The Ohio State University ATI
- Type: Public satellite campus
- Established: 1969; 57 years ago
- Parent institution: Ohio State University
- President: Walter E. Carter Jr.
- Students: 464 (fall 2023)
- Location: Wooster, Ohio, United States
- Colors: Scarlet & gray
- Nickname: Buckeyes
- Website: ati.osu.edu

= Ohio State University Agricultural Technical Institute =

Public two-year college in Wooster, Ohio, US

The Ohio State University Agricultural Technical Institute (Ohio State ATI) is a satellite campus of Ohio State University in Wooster, Ohio. It grants associate degrees from the university's College of Food, Agricultural, and Environmental Sciences. The institute practices open admissions. The curriculum includes general and basic studies that are applied and technical courses, and a paid industry internship. Ohio State ATI is the largest institution of its kind in the U.S., enrolling approximately 500 students and offering 24 programs of study.
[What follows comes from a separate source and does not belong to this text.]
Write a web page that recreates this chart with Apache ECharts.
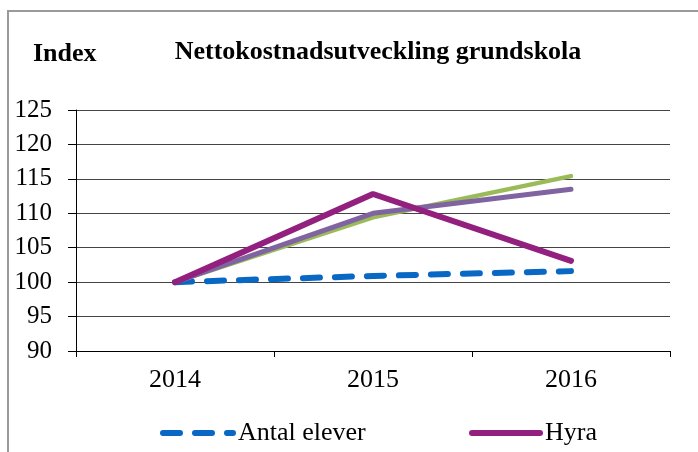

Ohio State ATI is part of the College of Food, Agricultural, and Environmental Sciences and on the college's Wooster campus.

Ohio State ATI awarded the most associate degrees in agricultural and related sciences in the nation among two-year institutions in 2011–2012.

==Academics==
Ohio State ATI offers Certificates of Competency, Associate of Applied Science, and Associate of Science degrees.